## START

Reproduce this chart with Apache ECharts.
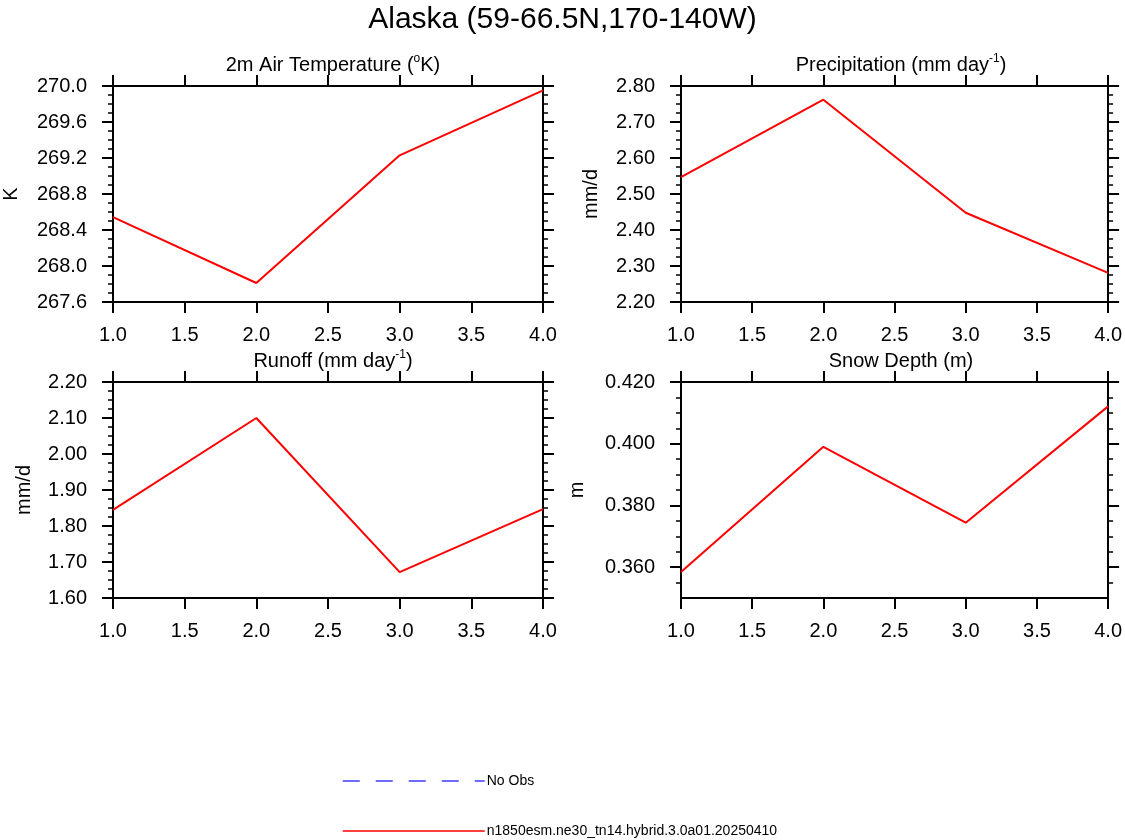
<!DOCTYPE html>
<html>
<head>
<meta charset="utf-8">
<script src="https://cdn.jsdelivr.net/npm/echarts@6/dist/echarts.min.js"></script>
<style>
  html, body { margin: 0; padding: 0; background: #fff; }
  #main { width: 1125px; height: 840px; }
</style>
</head>
<body>
<div id="main"></div>
<script>
// x positions (years)
const years = [1, 2, 3, 4];
// series values
const airTemp = [268.544, 267.811, 269.23, 269.952];
const precip = [2.547, 2.762, 2.448, 2.281];
const runoff = [1.845, 2.10, 1.672, 1.847];
const snowDepth = [0.3584, 0.399, 0.3744, 0.4121];
// tick values for the snow depth panel
const snowTicks = [0.36, 0.38, 0.40, 0.42];
const snowMinorTicks = [0.355, 0.365, 0.37, 0.375, 0.385, 0.39, 0.395, 0.405, 0.41, 0.415];

const modelName = 'n1850esm.ne30_tn14.hybrid.3.0a01.20250410';
const FONT = '"Liberation Sans", Helvetica, Arial, sans-serif';

const chart = echarts.init(document.getElementById('main'));

const black = { color: '#000', width: 2 };
const panels = [
  { left: 113, top: 86, data: airTemp, min: 267.6, max: 270.0, interval: 0.4, dec: 1,
    title: ['2m Air Temperature (', '{sup|o}', 'K)'], yName: 'K', nameGap: 92 },
  { left: 681, top: 86, data: precip, min: 2.2, max: 2.8, interval: 0.1, dec: 2,
    title: ['Precipitation (mm day', '{sup|-1}', ')'], yName: 'mm/d', nameGap: 80 },
  { left: 113, top: 382, data: runoff, min: 1.6, max: 2.2, interval: 0.1, dec: 2,
    title: ['Runoff (mm day', '{sup|-1}', ')'], yName: 'mm/d', nameGap: 79 },
  { left: 681, top: 382, data: snowDepth, min: 0.35, max: 0.42, dec: 3,
    title: ['Snow Depth (m)', '', ''], yName: 'm', nameGap: 94, custom: true }
];

const grids = [], xAxes = [], yAxes = [], series = [];
const titles = [{
  text: 'Alaska (59-66.5N,170-140W)', left: 'center', top: 0,
  textStyle: { fontFamily: FONT, fontSize: 30, fontWeight: 'normal', color: '#000' }
}];

panels.forEach(function (p, k) {
  grids.push({ left: p.left, top: p.top, width: 430, height: 216, containLabel: false });
  titles.push({
    text: p.title.join(''), left: p.left + 215, top: p.top - 38, textAlign: 'center',
    textStyle: {
      fontFamily: FONT, fontSize: 20, fontWeight: 'normal', color: '#000', lineHeight: 24,
      rich: { sup: { fontFamily: FONT, fontSize: 12, verticalAlign: 'top', lineHeight: 14, color: '#000' } }
    }
  });
  const xBase = {
    type: 'value', gridIndex: k, min: 1, max: 4, interval: 0.5,
    axisLine: { show: true, onZero: false, lineStyle: black },
    axisTick: { show: true, length: 11, lineStyle: black },
    splitLine: { show: false }
  };
  xAxes.push(Object.assign({}, xBase, {
    position: 'bottom',
    axisLabel: { show: true, margin: 23, fontFamily: FONT, fontSize: 20, color: '#000',
      formatter: function (v) { return v.toFixed(1); } }
  }));
  xAxes.push(Object.assign({}, xBase, { position: 'top', axisLabel: { show: false } }));

  const yBase = {
    type: 'value', gridIndex: k, min: p.min, max: p.max,
    axisLine: { show: true, onZero: false, lineStyle: black },
    splitLine: { show: false }
  };
  if (!p.custom) {
    yBase.interval = p.interval;
    yBase.axisTick = { show: true, length: 11, lineStyle: black };
    yBase.minorTick = { show: true, splitNumber: 4, length: 5, lineStyle: { color: '#000', width: 1.5 } };
  } else {
    yBase.axisTick = { show: true, length: 11, lineStyle: black, customValues: snowTicks };
  }
  const yLeft = Object.assign({}, yBase, {
    position: 'left', name: p.yName, nameLocation: 'middle', nameGap: p.nameGap,
    nameTextStyle: { fontFamily: FONT, fontSize: 20, color: '#000' },
    axisLabel: { show: true, margin: 26, fontFamily: FONT, fontSize: 20, color: '#000',
      formatter: function (v) { return v.toFixed(p.dec); } }
  });
  if (p.custom) yLeft.axisLabel.customValues = snowTicks;
  yAxes.push(yLeft);
  yAxes.push(Object.assign({}, yBase, { position: 'right', axisLabel: { show: false } }));

  series.push({
    name: modelName, type: 'line', xAxisIndex: 2 * k, yAxisIndex: yAxes.length - 2,
    data: years.map(function (x, i) { return [x, p.data[i]]; }),
    symbol: 'none', lineStyle: { color: '#ff0000', width: 2 }, itemStyle: { color: '#ff0000' },
    silent: true
  });

  if (p.custom) {
    // minor ticks on both sides of the snow depth panel
    ['left', 'right'].forEach(function (pos) {
      yAxes.push({
        type: 'value', gridIndex: k, min: p.min, max: p.max, position: pos,
        axisLine: { show: false }, splitLine: { show: false }, axisLabel: { show: false },
        axisTick: { show: true, length: 5, lineStyle: { color: '#000', width: 1.5 }, customValues: snowMinorTicks }
      });
    });
  }
});

// "No Obs" entry exists only for the legend
series.push({
  name: 'No Obs', type: 'line', xAxisIndex: 0, yAxisIndex: 0, data: [],
  symbol: 'none', lineStyle: { color: '#3c3cff', width: 1.5, type: [17, 16] }, itemStyle: { color: '#3c3cff' }
});

const legendBase = {
  left: 337, itemWidth: 142, itemHeight: 14, selectedMode: false,
  lineStyle: { width: 1.5 }, itemStyle: { opacity: 0 },
  textStyle: { fontFamily: FONT, fontSize: 14, color: '#000', padding: [0, 0, 0, -3] }
};

chart.setOption({
  animation: false,
  backgroundColor: '#fff',
  title: titles,
  legend: [
    Object.assign({}, legendBase, { data: ['No Obs'], top: 769 }),
    Object.assign({}, legendBase, { data: [modelName], top: 819 })
  ],
  grid: grids,
  xAxis: xAxes,
  yAxis: yAxes,
  series: series
});
</script>
</body>
</html>
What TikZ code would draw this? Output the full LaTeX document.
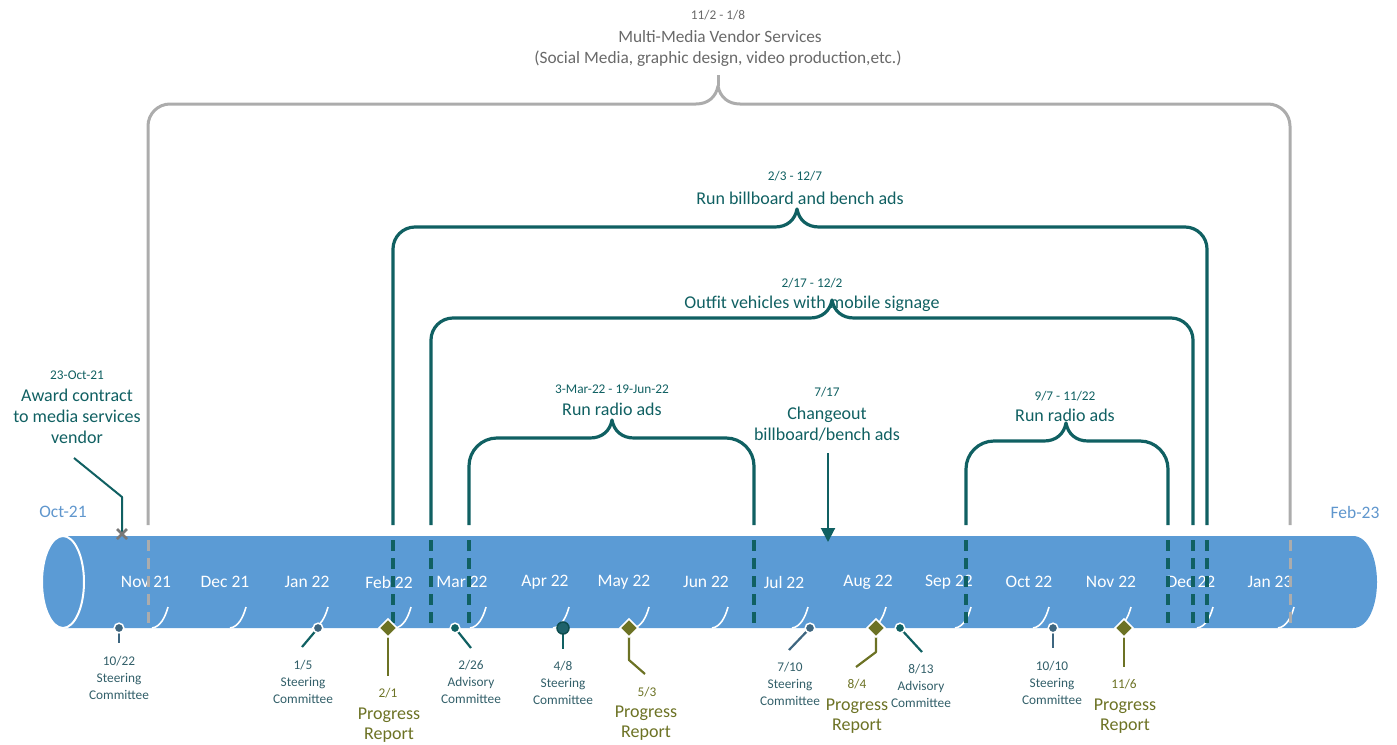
\documentclass[tikz,border=0pt]{standalone}
\usepackage{fontspec}
\setmainfont{Carlito}
\usetikzlibrary{arrows.meta,calc}
\definecolor{cyl}{RGB}{91,155,213}
\definecolor{tealc}{RGB}{16,96,98}
\definecolor{grayb}{RGB}{172,172,172}
\definecolor{grayt}{RGB}{105,105,105}
\definecolor{olivec}{RGB}{108,114,36}
\definecolor{stc}{RGB}{62,102,128}
\definecolor{evt}{RGB}{50,95,105}
\definecolor{endlab}{RGB}{95,150,205}
\newcommand\mybrace[6]{%
 \draw[#6] (#1,525) -- (#1,{#3+#5}) .. controls (#1,{#3+0.45*#5}) and ({#1+0.45*#5},#3) .. ({#1+#5},#3)
  -- ({#4-22},#3) .. controls ({#4-10},#3) and ({#4-2},{#3-7}) .. (#4,{#3-18})
  .. controls ({#4+2},{#3-7}) and ({#4+10},#3) .. ({#4+22},#3)
  -- ({#2-#5},#3) .. controls ({#2-0.45*#5},#3) and (#2,{#3+0.45*#5}) .. (#2,{#3+#5}) -- (#2,525);}
\begin{document}
\begin{tikzpicture}[x=1pt,y=-1pt,
  lab/.style={inner sep=0pt, align=center},
  date/.style={lab, font=\fontsize{13.3}{15}\selectfont},
  title/.style={lab, font=\fontsize{18}{21}\selectfont},
  month/.style={lab, text=white, font=\fontsize{17.5}{21}\selectfont},
  evlab/.style={lab, text=evt, font=\fontsize{13.3}{17}\selectfont},
  prog/.style={lab, text=olivec, font=\fontsize{18}{20.5}\selectfont},
  tealbr/.style={tealc, line width=3.2pt, line join=round},
  graybr/.style={grayb, line width=3pt, line join=round},
  tdash/.style={tealc, line width=3.5pt, dash pattern=on 11pt off 7pt},
  gdash/.style={grayb, line width=3pt, dash pattern=on 11pt off 7pt},
  stline/.style={stc, line width=2.2pt},
  adline/.style={tealc, line width=2.2pt},
  prline/.style={olivec, line width=2.2pt, line join=round}]
\useasboundingbox (0,0) rectangle (1397,744);
% ---------- brackets ----------
\mybrace{148}{1290}{104}{718}{22}{graybr}
\draw[graybr] (718,86) -- (718,75);
\mybrace{393}{1207}{227}{797}{22}{tealbr}
\mybrace{431}{1193}{318}{832}{22}{tealbr}
\mybrace{469}{754}{438}{612}{28}{tealbr}
\mybrace{966}{1168}{441}{1066}{28}{tealbr}
% bracket texts
\node[date, text=grayt] (mmd) at (718,15) {11/2 - 1/8};
\node[lab, text=grayt, font=\fontsize{17.3}{21}\selectfont] (mmt) at (720,37) {Multi-Media Vendor Services};
\node[lab, text=grayt, font=\fontsize{17.3}{21}\selectfont] (mms) at (718,59) {(Social Media, graphic design, video production,etc.)};
\node[date, text=tealc] (bbd) at (795,176) {2/3 - 12/7};
\node[title, text=tealc] (bbt) at (800,198) {Run billboard and bench ads};
\node[date, text=tealc] (ofd) at (812,283) {2/17 - 12/2};
\node[title, text=tealc] (oft) at (812,304) {Outfit vehicles with mobile signage};
\node[date, text=tealc] (r1d) at (612,389) {3-Mar-22 - 19-Jun-22};
\node[title, text=tealc] (r1t) at (612,409) {Run radio ads};
\node[date, text=tealc] (r2d) at (1065,396) {9/7 - 11/22};
\node[title, text=tealc] (r2t) at (1065,415) {Run radio ads};
% changeout
\node[date, text=tealc] (chd) at (827,392) {7/17};
\node[title, text=tealc] (cht) at (827,424) {Changeout\\billboard/bench ads};
\coordinate (chs) at (828,453);
\coordinate (che) at (828,542);
% award
\node[date, text=tealc] (awd) at (77,375) {23-Oct-21};
\node[title, text=tealc] (awt) at (77,416) {Award contract\\to media services\\vendor};
\coordinate (aw1) at (74,458);
\coordinate (aw2) at (122,497);
\coordinate (aw3) at (122,534);
% end labels
\node[month, text=endlab] (oct) at (63,512) {Oct-21};
\node[month, text=endlab] (feb) at (1355,512) {Feb-23};
% ---------- cylinder ----------
\fill[cyl] (63,536) -- (1353,536) .. controls (1369,536) and (1377,560) .. (1377,582)
  .. controls (1377,604) and (1369,628) .. (1353,628) -- (63,628) -- cycle;
\draw[white, line width=2pt, fill=cyl] (63,582) ellipse [x radius=21, y radius=46];
\foreach \x in {152,230,312,395,470,553,633,712,792,870,955,1033,1115,1197,1278}
  \draw[white, line width=1.6pt] (\x,628) .. controls ({\x+8},627) and ({\x+13},618) .. ({\x+16},607);
\foreach \x/\t in {146/Nov 21,225/Dec 21,307/Jan 22,389/Feb 22,462/Mar 22,545/Apr 22,624/May 22,706/Jun 22,784/Jul 22,868/Aug 22,949/Sep 22,1029/Oct 22,1111/Nov 22,1191/Dec 22,1270/Jan 23}
  \node[month, name=m\x] at (\x,582) {\t};
% dashed parts
\foreach \x in {393,431,469,754,966,1168,1193,1207}
  \draw[tdash] (\x,540) -- (\x,630);
\foreach \x in {148,1290}
  \draw[gdash] (\x,540) -- (\x,630);
% changeout arrow
\draw[tealc, line width=2pt, -{Triangle[length=14pt,width=14pt]}] (chs) -- (che);
% award connector
\draw[tealc, line width=2pt, line join=round] (aw1) -- (aw2) -- (aw3);
\draw[grayt!90, line width=2.6pt] ($(aw3)+(-5,-5)$) -- ($(aw3)+(5,5)$) ($(aw3)+(-5,5)$) -- ($(aw3)+(5,-5)$);
% ---------- events ----------
% 10/22 steering
\draw[stline] (119,628) -- (119,643);
\fill[stc, draw=white, line width=1.5pt] (119,628) circle (4.8);
\node[evlab] (e1) at (119,678) {10/22\\Steering\\Committee};
% 1/5 steering
\draw[stline, tealc] (318,628) -- (302,647);
\fill[stc, draw=white, line width=1.5pt] (318,628) circle (4.8);
\node[evlab] (e2) at (303,682) {1/5\\Steering\\Committee};
% 2/1 progress
\draw[prline] (388,628) -- (388,676);
\fill[olivec, draw=white, line width=1.5pt] (388,619) -- (397,628) -- (388,637) -- (379,628) -- cycle;
\node[date, text=olivec] (e3d) at (388,693) {2/1};
\node[prog] (e3) at (389,725) {Progress\\Report};
% 2/26 advisory
\draw[adline] (455,628) -- (471,648);
\fill[tealc, draw=white, line width=1.5pt] (455,628) circle (4.8);
\node[evlab] (e4) at (471,682) {2/26\\Advisory\\Committee};
% 4/8 steering
\draw[stline, tealc] (563,628) -- (563,649);
\fill[tealc!70!stc, draw=tealc!80!black, line width=1.5pt] (563,628) circle (6);
\node[evlab] (e5) at (563,683) {4/8\\Steering\\Committee};
% 5/3 progress
\draw[prline] (629,628) -- (629,660) -- (645,674);
\fill[olivec, draw=white, line width=1.5pt] (629,619) -- (638,628) -- (629,637) -- (620,628) -- cycle;
\node[date, text=olivec] (e6d) at (647,692) {5/3};
\node[prog] (e6) at (646,723) {Progress\\Report};
% 7/10 steering
\draw[stline] (810,628) -- (789,650);
\fill[stc, draw=white, line width=1.5pt] (810,628) circle (4.8);
\node[evlab] (e7) at (790,684) {7/10\\Steering\\Committee};
% 8/4 progress
\draw[prline] (876,628) -- (876,652) -- (856,667);
\fill[olivec, draw=white, line width=1.5pt] (876,619) -- (885,628) -- (876,637) -- (867,628) -- cycle;
\node[date, text=olivec] (e8d) at (857,684) {8/4};
\node[prog] (e8) at (857,716) {Progress\\Report};
% 8/13 advisory
\draw[adline] (900,628) -- (922,652);
\fill[tealc, draw=white, line width=1.5pt] (900,628) circle (4.8);
\node[evlab] (e9) at (921,686) {8/13\\Advisory\\Committee};
% 10/10 steering
\draw[stline] (1053,628) -- (1053,648);
\fill[stc, draw=white, line width=1.5pt] (1053,628) circle (4.8);
\node[evlab] (e10) at (1052,683) {10/10\\Steering\\Committee};
% 11/6 progress
\draw[prline] (1124,628) -- (1124,667);
\fill[olivec, draw=white, line width=1.5pt] (1124,619) -- (1133,628) -- (1124,637) -- (1115,628) -- cycle;
\node[date, text=olivec] (e11d) at (1124,684) {11/6};
\node[prog] (e11) at (1125,716) {Progress\\Report};
\end{tikzpicture}
\end{document}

## END

### [Requirements]
Reproduce only the lines of the records from the start up to and including the line that holds "0.405, 0.41, 0.415];"; do not carry over any picture.

### [Right answer]
Reproduce this chart with Apache ECharts.
<!DOCTYPE html>
<html>
<head>
<meta charset="utf-8">
<script src="https://cdn.jsdelivr.net/npm/echarts@6/dist/echarts.min.js"></script>
<style>
  html, body { margin: 0; padding: 0; background: #fff; }
  #main { width: 1125px; height: 840px; }
</style>
</head>
<body>
<div id="main"></div>
<script>
// x positions (years)
const years = [1, 2, 3, 4];
// series values
const airTemp = [268.544, 267.811, 269.23, 269.952];
const precip = [2.547, 2.762, 2.448, 2.281];
const runoff = [1.845, 2.10, 1.672, 1.847];
const snowDepth = [0.3584, 0.399, 0.3744, 0.4121];
// tick values for the snow depth panel
const snowTicks = [0.36, 0.38, 0.40, 0.42];
const snowMinorTicks = [0.355, 0.365, 0.37, 0.375, 0.385, 0.39, 0.395, 0.405, 0.41, 0.415];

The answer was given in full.